The red horse chestnut Aesculus x carnea is a horticultural hybrid between Aesculus Hippocastanum - the horse chestnut or conker tree - and Aesculus pavia - the red buckeye - and has been in cultivation since the 1820s. Neither species is a native of the UK. The red Buckeye is from the Southern United States. The Horse Chestnut was first introduced from Turkey in the late 16th century and is now widely planted in the UK. The flowers of the red horse chestnut are rose-red and borne on cone shaped flower clusters in May. The flowers of the common horse chestnut are usually white with a pink flush at the base. The seed is a glossy red-brown conker inside a spiky green husk.

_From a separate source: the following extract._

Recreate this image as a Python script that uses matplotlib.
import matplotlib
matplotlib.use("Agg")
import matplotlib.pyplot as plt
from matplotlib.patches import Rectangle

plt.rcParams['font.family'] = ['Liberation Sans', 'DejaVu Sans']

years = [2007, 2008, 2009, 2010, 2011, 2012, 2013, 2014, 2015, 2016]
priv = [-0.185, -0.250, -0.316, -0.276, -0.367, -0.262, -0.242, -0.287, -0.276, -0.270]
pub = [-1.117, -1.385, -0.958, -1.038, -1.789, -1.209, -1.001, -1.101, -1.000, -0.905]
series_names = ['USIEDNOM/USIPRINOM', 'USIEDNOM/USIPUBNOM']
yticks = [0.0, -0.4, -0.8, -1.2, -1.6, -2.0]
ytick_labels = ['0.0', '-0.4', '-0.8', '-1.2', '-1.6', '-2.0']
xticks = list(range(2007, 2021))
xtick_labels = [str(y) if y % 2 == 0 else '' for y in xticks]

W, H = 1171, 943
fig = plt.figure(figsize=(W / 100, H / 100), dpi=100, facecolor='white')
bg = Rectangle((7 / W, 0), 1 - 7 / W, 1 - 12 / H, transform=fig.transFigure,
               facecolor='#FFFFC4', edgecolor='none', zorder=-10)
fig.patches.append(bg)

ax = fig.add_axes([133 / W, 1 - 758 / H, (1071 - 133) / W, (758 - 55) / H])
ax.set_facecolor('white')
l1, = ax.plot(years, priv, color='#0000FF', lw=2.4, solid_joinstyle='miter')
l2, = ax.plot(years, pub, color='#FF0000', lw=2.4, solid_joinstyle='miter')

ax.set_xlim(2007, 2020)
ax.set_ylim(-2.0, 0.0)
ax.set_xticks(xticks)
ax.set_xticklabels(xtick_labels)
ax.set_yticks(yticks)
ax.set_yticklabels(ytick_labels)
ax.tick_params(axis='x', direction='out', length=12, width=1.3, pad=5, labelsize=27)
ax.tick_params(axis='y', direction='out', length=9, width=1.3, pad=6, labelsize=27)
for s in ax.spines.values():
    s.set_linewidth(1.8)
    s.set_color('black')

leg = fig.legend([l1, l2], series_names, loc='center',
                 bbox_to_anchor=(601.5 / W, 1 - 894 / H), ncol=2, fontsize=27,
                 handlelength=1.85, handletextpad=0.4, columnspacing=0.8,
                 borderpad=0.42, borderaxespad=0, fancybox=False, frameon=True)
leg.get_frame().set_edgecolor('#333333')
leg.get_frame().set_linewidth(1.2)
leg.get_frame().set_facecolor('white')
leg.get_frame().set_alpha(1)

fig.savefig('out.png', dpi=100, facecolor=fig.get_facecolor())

The most famous use of the horse chestnut seed is in the game of conkers. Conkers is a traditional children's game using the seed of the horse chestnut tree. The game is played by two players, each with a conker threaded onto a piece of string: they take turns striking each other's conker until one breaks. The first record of the game is from the Isle of Wight in 1848.


At one corner of the Plantation is a notable memorial fountain. It is a Grade II listed building, dated 1875, designed by William Burges and erected for Sir J.M. Steele Graves. William Burges (1827-1881) was a Victorian architect who is reputed to be one of the greatest Victorian art-architectural artists. His work stands within the tradition of the Gothic revival.

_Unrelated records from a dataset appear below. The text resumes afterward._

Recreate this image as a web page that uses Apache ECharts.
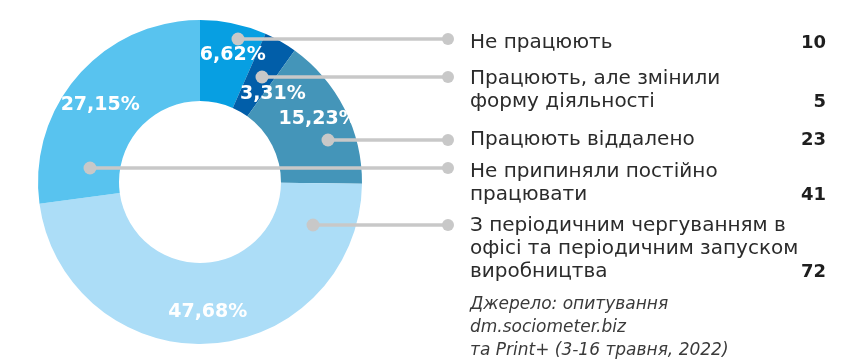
<!DOCTYPE html>
<html>
<head>
<meta charset="utf-8">
<script src="https://cdn.jsdelivr.net/npm/echarts@6/dist/echarts.min.js"></script>
<style>
html,body{margin:0;padding:0;background:#fff;}
#c{width:862px;height:360px;}
</style>
</head>
<body>
<div id="c"></div>
<script>
// ---- data (legend order) ----
const categories = [
  'Не працюють',
  'Працюють, але змінили\nформу діяльності',
  'Працюють віддалено',
  'Не припиняли постійно\nпрацювати',
  'З періодичним чергуванням в\nофісі та періодичним запуском\nвиробництва'
];
const values = [10, 5, 23, 41, 72];
// clockwise order of slices starting at 12 o'clock
const sliceOrder = [0, 1, 2, 4, 3];
const sourceLines = ['Джерело: опитування', 'dm.sociometer.biz', 'та Print+ (3-16 травня, 2022)'];

// ---- styles / layout (not data) ----
const colors = ['#079fe2', '#015ea9', '#4495b9', '#58c3ef', '#acddf7'];
const pctOffsets = [[7, -5], [11, 20], [7, -7], [-6, 5], [0, 6]];
const anchors = [[238, 39], [262, 77], [328, 140], [90, 168], [313, 225]];
const rowY = [43, 79, 140, 172, 226];
const LINE_H = 23;
const TEXT_X = 470, VALUE_X = 826, LINE_END_X = 448;
const FONT = '"DejaVu Sans", sans-serif';

const total = values.reduce((a, b) => a + b, 0);
const fmtPct = v => (v / total * 100).toFixed(2).replace('.', ',') + '%';

const pieData = sliceOrder.map(i => ({
  name: categories[i],
  value: values[i],
  itemStyle: { color: colors[i] },
  label: { offset: pctOffsets[i] }
}));

const graphics = [];
categories.forEach((cat, i) => {
  const [ax, ay] = anchors[i];
  graphics.push({
    type: 'line', z: 10,
    shape: { x1: ax, y1: ay, x2: LINE_END_X, y2: ay },
    style: { stroke: '#c8c8c8', lineWidth: 3.5 }
  });
  graphics.push({ type: 'circle', z: 11, shape: { cx: ax, cy: ay, r: 6.5 }, style: { fill: '#c8c8c8' } });
  graphics.push({ type: 'circle', z: 11, shape: { cx: LINE_END_X, cy: ay, r: 6 }, style: { fill: '#c8c8c8' } });
  const lines = cat.split('\n');
  lines.forEach((ln, j) => {
    graphics.push({
      type: 'text', z: 12, x: TEXT_X, y: rowY[i] + j * LINE_H,
      style: { text: ln, font: '400 20px ' + FONT, fill: '#2b2b2b', textAlign: 'left', textVerticalAlign: 'middle' }
    });
  });
  graphics.push({
    type: 'text', z: 12, x: VALUE_X, y: rowY[i] + (lines.length - 1) * LINE_H,
    style: { text: String(values[i]), font: 'bold 18px ' + FONT, fill: '#1e1e1e', textAlign: 'right', textVerticalAlign: 'middle' }
  });
});
sourceLines.forEach((ln, j) => {
  graphics.push({
    type: 'text', z: 12, x: TEXT_X, y: 305 + j * LINE_H,
    style: { text: ln, font: 'italic 400 17px ' + FONT, fill: '#3a3a3a', textAlign: 'left', textVerticalAlign: 'middle' }
  });
});

const chart = echarts.init(document.getElementById('c'), null, { renderer: 'canvas' });
chart.setOption({
  animation: false,
  backgroundColor: '#ffffff',
  series: [{
    type: 'pie',
    center: [200, 182],
    radius: [81, 162],
    startAngle: 90,
    clockwise: true,
    avoidLabelOverlap: false,
    silent: true,
    itemStyle: { borderWidth: 0 },
    label: {
      show: true,
      position: 'inside',
      formatter: p => fmtPct(p.value),
      color: '#ffffff',
      fontFamily: FONT,
      fontWeight: 'bold',
      fontSize: 19
    },
    labelLine: { show: false },
    data: pieData
  }],
  graphic: graphics
});
</script>
</body>
</html>
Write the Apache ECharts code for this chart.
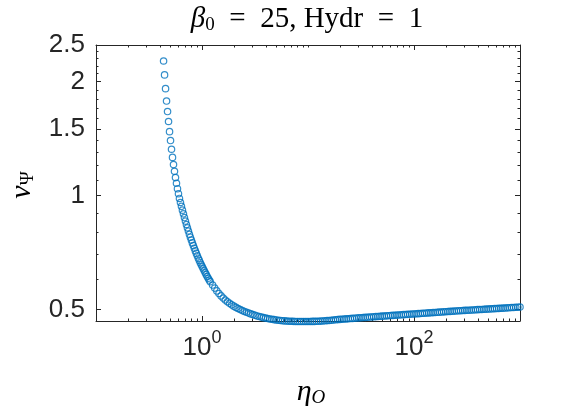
<!DOCTYPE html>
<html>
<head>
<meta charset="utf-8">
<script src="https://cdn.jsdelivr.net/npm/echarts@6.0.0/dist/echarts.min.js"></script>
<style>
  html, body { margin: 0; padding: 0; background: #fff; }
  #chart { width: 576px; height: 412px; }
</style>
</head>
<body>
<div id="chart"></div>
<script>
// eta_O, steep branch (every sample)
const etaSteep = [
  0.434, 0.4435, 0.4531, 0.463, 0.4731, 0.4834, 0.494, 0.5047, 0.5157, 0.527,
  0.5385, 0.5502, 0.5622, 0.5745, 0.587, 0.5998, 0.6129,
  0.6263, 0.6399, 0.6539, 0.6681, 0.6827, 0.6976, 0.7128, 0.7283, 0.7442, 0.7604,
  0.777, 0.7939, 0.8112, 0.8289, 0.847, 0.8655, 0.8844, 0.9036, 0.9233, 0.9434,
  0.964, 0.985, 1.0065, 1.0284, 1.0508, 1.0737, 1.0971, 1.121, 1.1454, 1.1704, 1.1959
];
const vSteep = [
  2.268, 2.084, 1.917, 1.778, 1.668, 1.570, 1.476, 1.398, 1.326, 1.262,
  1.208, 1.160, 1.116, 1.078, 1.043, 1.012, 0.983,
  0.959, 0.9369, 0.9155, 0.8952, 0.8753, 0.8566, 0.8389, 0.8222, 0.8064, 0.7908,
  0.7766, 0.7630, 0.7501, 0.7379, 0.7259, 0.7145, 0.7038, 0.6936, 0.6836, 0.6745,
  0.6651, 0.6567, 0.6484, 0.6406, 0.6328, 0.6256, 0.6184, 0.6113, 0.6050, 0.5984, 0.5927
];

// eta_O, flat branch
const etaFlat = [
  1.2589, 1.3183, 1.3804, 1.4454, 1.5136, 1.5849, 1.6596, 1.7378, 1.8197, 1.9055,
  1.9953, 2.0893, 2.1878, 2.2909, 2.3988, 2.5119, 2.6303, 2.7542, 2.884, 3.02,
  3.1623, 3.3113, 3.4674, 3.6308, 3.8019, 3.9811, 4.1687, 4.3652, 4.5709, 4.7863,
  5.0119, 5.2481, 5.4954, 5.7544, 6.0256, 6.3096, 6.6069, 6.9183, 7.2444, 7.5858,
  7.9433, 8.3176, 8.7096, 9.1201, 9.5499,
  10, 10.471, 10.965, 11.482, 12.023, 12.589, 13.183, 13.804, 14.454, 15.136,
  15.849, 16.596, 17.378, 18.197, 19.055, 19.953, 20.893, 21.878, 22.909, 23.988,
  25.119, 26.303, 27.542, 28.84, 30.2, 31.623, 33.113, 34.674, 36.308, 38.019,
  39.811, 41.687, 43.652, 45.709, 47.863, 50.119, 52.481, 54.954, 57.544, 60.256,
  63.096, 66.069, 69.183, 72.444, 75.858, 79.433, 83.176, 87.096, 91.201, 95.499,
  100, 104.71, 109.65, 114.82, 120.23, 125.89, 131.83, 138.04, 144.54, 151.36,
  158.49, 165.96, 173.78, 181.97, 190.55, 199.53, 208.93, 218.78, 229.09, 239.88,
  251.19, 263.03, 275.42, 288.4, 302, 316.23, 331.13, 346.74, 363.08, 380.19,
  398.11, 416.87, 436.52, 457.09, 478.63, 501.19, 524.81, 549.54, 575.44, 602.56,
  630.96, 660.69, 691.83, 724.44, 758.58, 794.33, 831.76, 870.96, 912.01, 954.99,
  1000
];
const vFlat = [
  0.5806, 0.5699, 0.5602, 0.5514, 0.5435, 0.5364, 0.5301, 0.5244, 0.5193, 0.5147,
  0.5106, 0.5068, 0.5033, 0.5001, 0.4971, 0.4944, 0.4918, 0.4894, 0.4871, 0.4850,
  0.4830, 0.4811, 0.4793, 0.4777, 0.4761, 0.4748, 0.4735, 0.4723, 0.4713, 0.4703,
  0.4695, 0.4687, 0.4680, 0.4674, 0.4668, 0.4664, 0.4660, 0.4657, 0.4655, 0.4652,
  0.4652, 0.4651, 0.4651, 0.4651, 0.4651, 0.4651, 0.4652, 0.4653, 0.4654, 0.4656,
  0.4657, 0.4662, 0.4667, 0.4671, 0.4676, 0.4681, 0.4687, 0.4693, 0.4699, 0.4705,
  0.4711, 0.4716, 0.4721, 0.4725, 0.4730, 0.4735, 0.4740, 0.4745, 0.4750, 0.4755,
  0.4759, 0.4764, 0.4768, 0.4773, 0.4778, 0.4782, 0.4787, 0.4792, 0.4796, 0.4801,
  0.4805, 0.4809, 0.4814, 0.4818, 0.4822, 0.4827, 0.4831, 0.4835, 0.4840, 0.4844,
  0.4848, 0.4853, 0.4857, 0.4861, 0.4866, 0.4870, 0.4875, 0.4879, 0.4883, 0.4888,
  0.4892, 0.4897, 0.4901, 0.4905, 0.4910, 0.4914, 0.4919, 0.4923, 0.4928, 0.4932,
  0.4936, 0.4941, 0.4945, 0.4950, 0.4954, 0.4959, 0.4963, 0.4967, 0.4971, 0.4975,
  0.4979, 0.4982, 0.4986, 0.4990, 0.4994, 0.4998, 0.5002, 0.5005, 0.5009, 0.5013,
  0.5017, 0.5021, 0.5025, 0.5029, 0.5032, 0.5036, 0.5041, 0.5045, 0.5049, 0.5053,
  0.5058, 0.5062, 0.5066, 0.5070, 0.5074, 0.5078
];

// axis ticks
const xMajorTicks = [1, 100];
const xMinorTicks = [
  0.2, 0.3, 0.4, 0.5, 0.6, 0.7, 0.8, 0.9,
  2, 3, 4, 5, 6, 7, 8, 9, 10,
  20, 30, 40, 50, 60, 70, 80, 90,
  200, 300, 400, 500, 600, 700, 800, 900
];
const yMajorTicks = [0.5, 1, 1.5, 2, 2.5];
const yMinorTicks = [0.6, 0.7, 0.8, 0.9, 1.1, 1.2, 1.3, 1.4, 1.6, 1.7, 1.8, 1.9, 2.1, 2.2, 2.3, 2.4];

const xMin = 0.1, xMax = 1000;
const yMin = 0.4665, yMax = 2.5;

const axisColor = '#262626';
const markerColor = '#0072BD';

const points = etaSteep.map((x, i) => [x, vSteep[i]])
  .concat(etaFlat.map((x, i) => [x, vFlat[i]]));

function xAxisDef (position, ticks, len, main) {
  return {
    type: 'log', logBase: 10, min: xMin, max: xMax, position: position,
    axisLine: { show: main, onZero: false, lineStyle: { color: axisColor, width: 1 } },
    axisTick: { show: true, inside: true, length: len, customValues: ticks,
      lineStyle: { color: axisColor, width: 1 } },
    axisLabel: {
      show: main && position === 'bottom',
      customValues: xMajorTicks,
      margin: 14,
      color: axisColor,
      fontFamily: 'Liberation Sans',
      formatter: function (v) {
        return '{b|10}{e|' + Math.round(Math.log10(v)) + '}';
      },
      rich: {
        b: { fontSize: 26, fontFamily: 'Liberation Sans', color: axisColor, lineHeight: 26 },
        e: { fontSize: 18, fontFamily: 'Liberation Sans', color: axisColor, lineHeight: 16,
          padding: [0, 0, 20, 0] }
      }
    },
    splitLine: { show: false },
    minorTick: { show: false }
  };
}

function yAxisDef (position, ticks, len, main) {
  return {
    type: 'log', logBase: 10, min: yMin, max: yMax, position: position,
    axisLine: { show: main, onZero: false, lineStyle: { color: axisColor, width: 1 } },
    axisTick: { show: true, inside: true, length: len, customValues: ticks,
      lineStyle: { color: axisColor, width: 1 } },
    axisLabel: {
      show: main && position === 'left',
      customValues: yMajorTicks,
      margin: 11,
      color: axisColor,
      fontSize: 26,
      fontFamily: 'Liberation Sans',
      formatter: function (v) { return String(v); }
    },
    splitLine: { show: false },
    minorTick: { show: false }
  };
}

const chart = echarts.init(document.getElementById('chart'));
chart.setOption({
  animation: false,
  backgroundColor: '#fff',
  grid: { left: 96, right: 56, top: 45, bottom: 91, containLabel: false },
  xAxis: [
    xAxisDef('bottom', xMajorTicks, 5, true),
    xAxisDef('bottom', xMinorTicks, 2.5, false),
    xAxisDef('top', xMajorTicks, 5, true),
    xAxisDef('top', xMinorTicks, 2.5, false)
  ],
  yAxis: [
    yAxisDef('left', yMajorTicks, 5, true),
    yAxisDef('left', yMinorTicks, 2.5, false),
    yAxisDef('right', yMajorTicks, 5, true),
    yAxisDef('right', yMinorTicks, 2.5, false)
  ],
  graphic: [
    {
      type: 'text', x: 307, y: 19, silent: true,
      style: {
        text: '{i|β}{s|0}{n|\u2002=\u200225, Hydr\u2002=\u20021}',
        align: 'center', verticalAlign: 'middle',
        rich: {
          i: { fontSize: 29, fontStyle: 'italic', fontFamily: 'Liberation Serif', fill: '#000' },
          s: { fontSize: 19, fontFamily: 'Liberation Serif', fill: '#000', padding: [12, 0, 0, 0] },
          n: { fontSize: 29, fontFamily: 'Liberation Serif', fill: '#000' }
        }
      }
    },
    {
      type: 'text', x: 311, y: 392, silent: true,
      style: {
        text: '{i|η}{s|O}',
        align: 'center', verticalAlign: 'middle',
        rich: {
          i: { fontSize: 30, fontStyle: 'italic', fontFamily: 'Liberation Serif', fill: '#000' },
          s: { fontSize: 19, fontStyle: 'italic', fontFamily: 'Liberation Serif', fill: '#000', padding: [12, 0, 0, 0] }
        }
      }
    },
    {
      type: 'text', x: 22, y: 185, rotation: Math.PI / 2, silent: true,
      style: {
        text: '{i|v}{s|Ψ}',
        align: 'center', verticalAlign: 'middle',
        rich: {
          i: { fontSize: 30, fontStyle: 'italic', fontFamily: 'Liberation Serif', fill: '#000' },
          s: { fontSize: 19, fontFamily: 'Liberation Serif', fill: '#000', padding: [12, 0, 0, 0] }
        }
      }
    }
  ],
  series: [{
    type: 'scatter',
    xAxisIndex: 0,
    yAxisIndex: 0,
    data: points,
    symbol: 'circle',
    symbolSize: 6.4,
    clip: false,
    silent: true,
    itemStyle: { color: 'rgba(0,0,0,0)', borderColor: markerColor, borderWidth: 1.2 },
    emphasis: { disabled: true }
  }]
});
</script>
</body>
</html>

The fountain is made of grey, ashlar (meaning finely cut) sandstone, and has a pointed gable with inset Gothic arch. At the rear of the inset it is decorated with three roundels of white marble. The central roundel shows the arms of the Graves family, the other two the carved heads of the patron and his daughter Mrs. Bowen Graves. There is a Lion head spout with a memorial inscription either side below the inset arch. The inscription on the fountain reads “The Water was brought into this Village in the year 1875 the Fountain built in Memory of Sir J M Steele Graves Bart and of his Daughter Mrs Bowen Graves who lie in the Church yard of this Parish”.


Sir J M Steele Graves was the son of Sir Richard Steele of Winchcombe but added Graves to his name after his marriage to Elizabeth Graves in 1839. She had inherited the Mickleton Manor estate in 1819 at the age of two, was the daughter of John Graves of Mickleton and as such a descendent of Richard Graves who had purchased the Manor from Edward Fisher in 1656.